Евхаристия стала драмой, соединявшей Христа с его последователями; благодаря ей они возвращались к его таинственному единству с материальным миром – и к его победе над смертью, в которой все телесное претерпевало разрушение и распад. Евхаристия была столь священной, столь великой, что к XII веку в Западной Церкви миряне осмеливались приближаться к алтарю – престолу Господа – лишь очень редко, возможно, раз в год, на Пасху; в остальные дни хлеба и вина касался только священник, а паства благоговейно наблюдала за ним. И даже когда миряне подходили к алтарю, они получали только хлеб – вина им не давали. Как возник этот обычай? Причину так никто и не раскрыл, и лучшее объяснение, которым мы располагаем, касается беспокойства о том, что кровь Господа прилипнет к усам и бородам верующих мужчин. Но особое влияние Мессы на средневековом Западе восходит к ее связи с другой идеей, характерной для Западной Церкви, – с представлением о том, что эту сильнейшую форму общей литургической молитвы можно сконцентрировать и направить на то, чтобы провести отдельных людей через опасности смерти к блаженству Божьему в загробной жизни.

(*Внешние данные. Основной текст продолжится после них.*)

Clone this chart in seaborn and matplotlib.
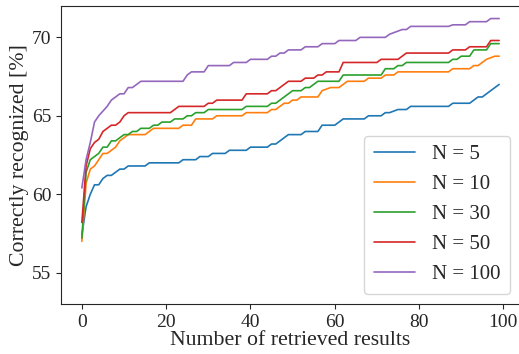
import seaborn as sns
import pandas as pd
import matplotlib
matplotlib.use("Agg")
import matplotlib.pyplot as plt

# x = number of retrieved results (0..99)
retrieved = list(range(100))

n5 = [57.4, 59.2, 60.0, 60.6, 60.6, 61.0, 61.2, 61.2, 61.4, 61.6,
      61.6, 61.8, 61.8, 61.8, 61.8, 61.8, 62.0, 62.0, 62.0, 62.0,
      62.0, 62.0, 62.0, 62.0, 62.2, 62.2, 62.2, 62.2, 62.4, 62.4,
      62.4, 62.6, 62.6, 62.6, 62.6, 62.8, 62.8, 62.8, 62.8, 62.8,
      63.0, 63.0, 63.0, 63.0, 63.0, 63.2, 63.2, 63.4, 63.6, 63.8,
      63.8, 63.8, 63.8, 64.0, 64.0, 64.0, 64.0, 64.4, 64.4, 64.4,
      64.4, 64.6, 64.8, 64.8, 64.8, 64.8, 64.8, 64.8, 65.0, 65.0,
      65.0, 65.0, 65.2, 65.2, 65.3, 65.4, 65.4, 65.4, 65.6, 65.6,
      65.6, 65.6, 65.6, 65.6, 65.6, 65.6, 65.6, 65.6, 65.8, 65.8,
      65.8, 65.8, 65.8, 66.0, 66.2, 66.2, 66.4, 66.6, 66.8, 67.0]

n10 = [57.0, 60.7, 61.6, 61.8, 62.2, 62.6, 62.6, 62.8, 63.0, 63.4,
       63.6, 63.8, 63.8, 63.8, 63.8, 63.8, 64.0, 64.2, 64.2, 64.2,
       64.2, 64.2, 64.2, 64.2, 64.4, 64.4, 64.4, 64.8, 64.8, 64.8,
       64.8, 64.8, 65.0, 65.0, 65.0, 65.0, 65.0, 65.0, 65.0, 65.2,
       65.2, 65.2, 65.2, 65.2, 65.2, 65.4, 65.4, 65.6, 65.8, 65.8,
       66.0, 66.0, 66.2, 66.2, 66.2, 66.2, 66.2, 66.6, 66.7, 66.8,
       66.8, 66.8, 67.0, 67.2, 67.2, 67.2, 67.2, 67.2, 67.4, 67.4,
       67.4, 67.4, 67.6, 67.6, 67.6, 67.8, 67.8, 67.8, 67.8, 67.8,
       67.8, 67.8, 67.8, 67.8, 67.8, 67.8, 67.8, 67.8, 68.0, 68.0,
       68.0, 68.0, 68.0, 68.2, 68.2, 68.4, 68.6, 68.7, 68.8, 68.8]

n30 = [57.2, 61.4, 62.2, 62.4, 62.6, 63.0, 63.0, 63.4, 63.4, 63.6,
       63.8, 63.8, 64.0, 64.0, 64.2, 64.2, 64.2, 64.4, 64.4, 64.6,
       64.6, 64.6, 64.8, 64.8, 64.8, 65.0, 65.0, 65.2, 65.2, 65.2,
       65.4, 65.4, 65.4, 65.4, 65.4, 65.4, 65.4, 65.4, 65.4, 65.6,
       65.6, 65.6, 65.6, 65.6, 65.6, 65.8, 65.8, 66.0, 66.2, 66.4,
       66.6, 66.6, 66.6, 66.8, 66.8, 67.0, 67.2, 67.2, 67.2, 67.2,
       67.2, 67.2, 67.6, 67.6, 67.6, 67.6, 67.6, 67.6, 67.6, 67.6,
       67.6, 67.6, 68.0, 68.0, 68.0, 68.2, 68.2, 68.4, 68.4, 68.4,
       68.4, 68.4, 68.4, 68.4, 68.4, 68.4, 68.4, 68.4, 68.6, 68.6,
       68.8, 68.8, 68.8, 69.2, 69.2, 69.2, 69.2, 69.6, 69.6, 69.6]

n50 = [58.2, 61.8, 62.9, 63.3, 63.5, 64.0, 64.2, 64.4, 64.4, 64.6,
       65.0, 65.2, 65.2, 65.2, 65.2, 65.2, 65.2, 65.2, 65.2, 65.2,
       65.2, 65.2, 65.4, 65.6, 65.6, 65.6, 65.6, 65.6, 65.6, 65.6,
       65.8, 65.8, 66.0, 66.0, 66.0, 66.0, 66.0, 66.0, 66.0, 66.4,
       66.4, 66.4, 66.4, 66.4, 66.4, 66.6, 66.6, 66.8, 67.0, 67.2,
       67.2, 67.2, 67.2, 67.4, 67.4, 67.4, 67.6, 67.6, 67.8, 67.8,
       67.8, 67.8, 68.4, 68.4, 68.4, 68.4, 68.4, 68.4, 68.4, 68.4,
       68.4, 68.6, 68.6, 68.6, 68.6, 68.6, 68.8, 69.0, 69.0, 69.0,
       69.0, 69.0, 69.0, 69.0, 69.0, 69.0, 69.0, 69.0, 69.2, 69.2,
       69.2, 69.2, 69.4, 69.4, 69.4, 69.4, 69.4, 69.8, 69.8, 69.8]

n100 = [60.4, 62.2, 63.3, 64.6, 65.0, 65.3, 65.6, 66.0, 66.2, 66.4,
        66.4, 66.8, 66.8, 67.0, 67.2, 67.2, 67.2, 67.2, 67.2, 67.2,
        67.2, 67.2, 67.2, 67.2, 67.2, 67.6, 67.8, 67.8, 67.8, 67.8,
        68.2, 68.2, 68.2, 68.2, 68.2, 68.2, 68.4, 68.4, 68.4, 68.4,
        68.6, 68.6, 68.6, 68.6, 68.6, 68.8, 68.8, 69.0, 69.0, 69.2,
        69.2, 69.2, 69.2, 69.4, 69.4, 69.4, 69.4, 69.6, 69.6, 69.6,
        69.6, 69.8, 69.8, 69.8, 69.8, 69.8, 70.0, 70.0, 70.0, 70.0,
        70.0, 70.0, 70.0, 70.2, 70.3, 70.4, 70.5, 70.5, 70.7, 70.7,
        70.7, 70.7, 70.7, 70.7, 70.7, 70.7, 70.7, 70.7, 70.8, 70.8,
        70.8, 70.8, 71.0, 71.0, 71.0, 71.0, 71.0, 71.2, 71.2, 71.2]

labels = ["N = 5", "N = 10", "N = 30", "N = 50", "N = 100"]
series = [n5, n10, n30, n50, n100]

frames = []
for lab, vals in zip(labels, series):
    frames.append(pd.DataFrame({"x": retrieved, "y": vals, "N": lab}))
df = pd.concat(frames, ignore_index=True)

sns.set_style("ticks")
plt.rcParams["font.family"] = ["Liberation Serif", "DejaVu Serif"]

fig = plt.figure(figsize=(5.19, 3.54), dpi=100)
ax = fig.add_axes([61 / 519, 50 / 354, 459 / 519, 298 / 354])

sns.lineplot(data=df, x="x", y="y", hue="N", hue_order=labels,
             palette=sns.color_palette("tab10", 5), linewidth=1.2, ax=ax)

ax.set_xlim(-4.95, 103.95)
ax.set_ylim(53, 72)
ax.set_xticks([0, 20, 40, 60, 80, 100])
ax.set_yticks([55, 60, 65, 70])
ax.tick_params(labelsize=14)
ax.set_xlabel("Number of retrieved results", fontsize=15.7, labelpad=0)
ax.set_ylabel("Correctly recognized [%]", fontsize=15.7, labelpad=2)

leg = ax.legend(title=None, loc="lower right", fontsize=15,
                handlelength=2.0, labelspacing=0.5, borderpad=0.45,
                borderaxespad=0, bbox_to_anchor=(0.978, 0.034))

fig.savefig("out.png", dpi=100)
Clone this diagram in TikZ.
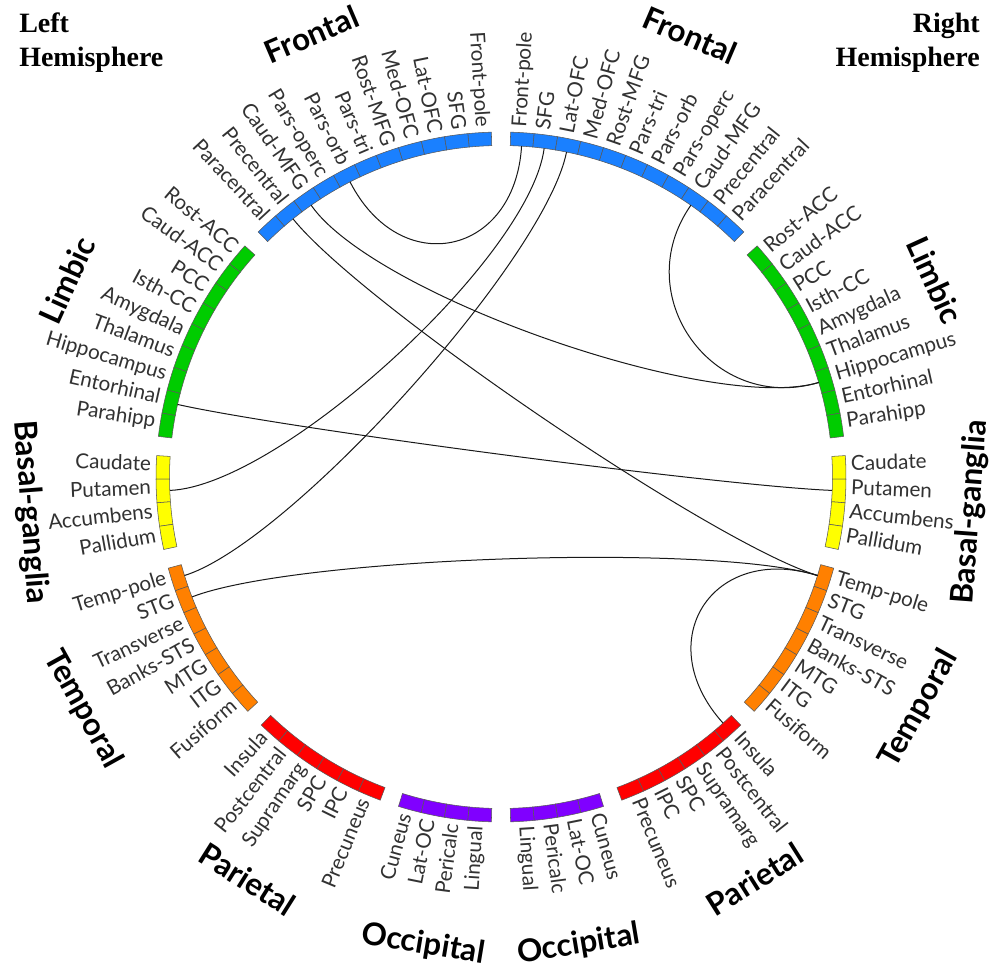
\documentclass[tikz,border=0pt]{standalone}
\usepackage{fontspec}
\setmainfont{Liberation Serif}
\newfontfamily\lato{Lato}
\usetikzlibrary{calc}
\definecolor{cfront}{RGB}{26,128,255}
\definecolor{climb}{RGB}{0,204,0}
\definecolor{cbasal}{RGB}{255,255,0}
\definecolor{ctemp}{RGB}{255,128,0}
\definecolor{cpar}{RGB}{255,0,0}
\definecolor{cocc}{RGB}{128,0,255}
\definecolor{lblgray}{RGB}{50,50,50}
\newcommand\segw{3.922}
\newcommand\rin{331.5}
\newcommand\rout{345}
\newcommand\rlab{350}
\newcommand\ctrlk{0.667}
\tikzset{
  segbox/.style={draw=black!65, line width=0.4pt},
  lbl/.style={font=\lato\fontsize{15.5}{18}\selectfont, text=lblgray, inner sep=0pt, text height=0.75em, text depth=0.25em},
  lobelbl/.style={font=\lato\bfseries\fontsize{23.5}{27}\selectfont, text=black, inner sep=0pt, anchor=mid},
  hemi/.style={font=\bfseries\fontsize{21}{25}\selectfont, text=black, inner sep=0pt},
  chordline/.style={draw=black!90, line width=0.75pt},
}
\newcommand\mklobe[3]{%
  \foreach \nm [count=\i from 0] in {#3} {
    \pgfmathsetmacro\aA{#1-\i*\segw}
    \pgfmathsetmacro\aB{#1-(\i+1)*\segw}
    \pgfmathsetmacro\aC{#1-(\i+0.5)*\segw}
    \pgfmathsetmacro\bA{180-\aA}
    \pgfmathsetmacro\bB{180-\aB}
    \pgfmathsetmacro\bC{180-\aC}
    \pgfmathsetmacro\nC{-\aC}
    \draw[segbox, fill=#2] (\aA:\rin) arc[start angle=\aA, end angle=\aB, radius=\rin] -- (\aB:\rout) arc[start angle=\aB, end angle=\aA, radius=\rout] -- cycle;
    \draw[segbox, fill=#2] (\bA:\rin) arc[start angle=\bA, end angle=\bB, radius=\rin] -- (\bB:\rout) arc[start angle=\bB, end angle=\bA, radius=\rout] -- cycle;
    \coordinate (R-\nm) at (\aC:\rin);
    \coordinate (L-\nm) at (\bC:\rin);
    \node[lbl, anchor=west, rotate=\aC] (RL-\nm) at (\aC:\rlab) {\nm};
    \node[lbl, anchor=east, rotate=\nC] (LL-\nm) at (\bC:\rlab) {\nm};
  }
}
\newcommand\chord[2]{\draw[chordline] (#1) .. controls ($(ctr)!\ctrlk!(#1)$) and ($(ctr)!\ctrlk!(#2)$) .. (#2);}
\begin{document}
\begin{tikzpicture}[x=0.75pt,y=0.75pt]
\useasboundingbox (-501,-494) rectangle (491,477);
\fill[white] (-501,-494) rectangle (491,477);
\coordinate (ctr) at (0,0);
% segments and labels
\mklobe{88.4}{cfront}{Front-pole,SFG,Lat-OFC,Med-OFC,Rost-MFG,Pars-tri,Pars-orb,Pars-operc,Caud-MFG,Precentral,Paracentral}
\mklobe{42.058}{climb}{Rost-ACC,Caud-ACC,PCC,Isth-CC,Amygdala,Thalamus,Hippocampus,Entorhinal,Parahipp}
\mklobe{3.56}{cbasal}{Caudate,Putamen,Accumbens,Pallidum}
\mklobe{-15.328}{ctemp}{Temp-pole,STG,Transverse,Banks-STS,MTG,ITG,Fusiform}
\mklobe{-45.982}{cpar}{Insula,Postcentral,Supramarg,SPC,IPC,Precuneus}
\mklobe{-72.714}{cocc}{Cuneus,Lat-OC,Pericalc,Lingual}
% chords
\chord{L-Pars-orb}{R-Front-pole}
\chord{R-SFG}{L-Putamen}
\chord{R-Lat-OFC}{L-Temp-pole}
\chord{L-Caud-MFG}{R-Hippocampus}
\chord{L-Precentral}{R-Temp-pole}
\chord{R-Caud-MFG}{R-Hippocampus}
\chord{L-Entorhinal}{R-Putamen}
\chord{L-STG}{R-Temp-pole}
\chord{R-Temp-pole}{R-Insula}
% lobe labels
\node[lobelbl, rotate=-23.17] (RFrontal) at (66.83:472) {Frontal};
\node[lobelbl, rotate=-65.59] (RLimbic) at (24.41:468) {Limbic};
\node[lobelbl, rotate=85.716] (RBasal) at (-4.284:477) {Basal-ganglia};
\node[lobelbl, rotate=60.945] (RTemporal) at (-29.055:484) {Temporal};
\node[lobelbl, rotate=32.252] (RParietal) at (-57.748:484) {Parietal};
\node[lobelbl, rotate=9.442] (ROccipital) at (-80.558:480) {Occipital};
\node[lobelbl, rotate=23.17] (LFrontal) at (113.17:473) {Frontal};
\node[lobelbl, rotate=65.59] (LLimbic) at (155.59:468) {Limbic};
\node[lobelbl, rotate=-85.716] (LBasal) at (184.284:478) {Basal-ganglia};
\node[lobelbl, rotate=-60.945] (LTemporal) at (209.055:484) {Temporal};
\node[lobelbl, rotate=-32.252] (LParietal) at (237.748:484) {Parietal};
\node[lobelbl, rotate=-9.442] (LOccipital) at (260.558:480) {Occipital};
% hemisphere labels
\node[hemi, anchor=base west] (lefthemiA) at (-482,444.3) {Left};
\node[hemi, anchor=base west] (lefthemiB) at (-482,410.3) {Hemisphere};
\node[hemi, anchor=base east] (righthemiA) at (479,444.3) {Right};
\node[hemi, anchor=base east] (righthemiB) at (479,410.3) {Hemisphere};
\end{tikzpicture}
\end{document}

Уже к IX веку западные церкви (в отличие от восточных) проектировались или перестраивались для того, чтобы вместить много алтарей, у которых священники могли произнести как можно больше Месс во имя благодетелей, либо умерших, либо уже предвидящих свою смерть, и чем больше было Месс, тем лучше. Даже в маленьких отдаленных деревушках, таких как Престон-Биссетт и Уэнхастон, в церквях был не только главный престол, стоящий в алтаре, но и еще один, а иногда и два, в иных частях здания. К XII веку западные христиане развили идею ходатайства, совершаемого во время Мессы за умерших, и создали целую географию загробной жизни, более сложную, чем та, что была представлена в их библейских основополагающих документах. Новый Завет, изображая картину жизни после смерти, суров и непреклонен: Рай или Ад. Но, судя по опыту человечества, такая окончательность плохо сочетается с той грязной амальгамой добра и зла, из которой, по большей части, и состоит наша жизнь.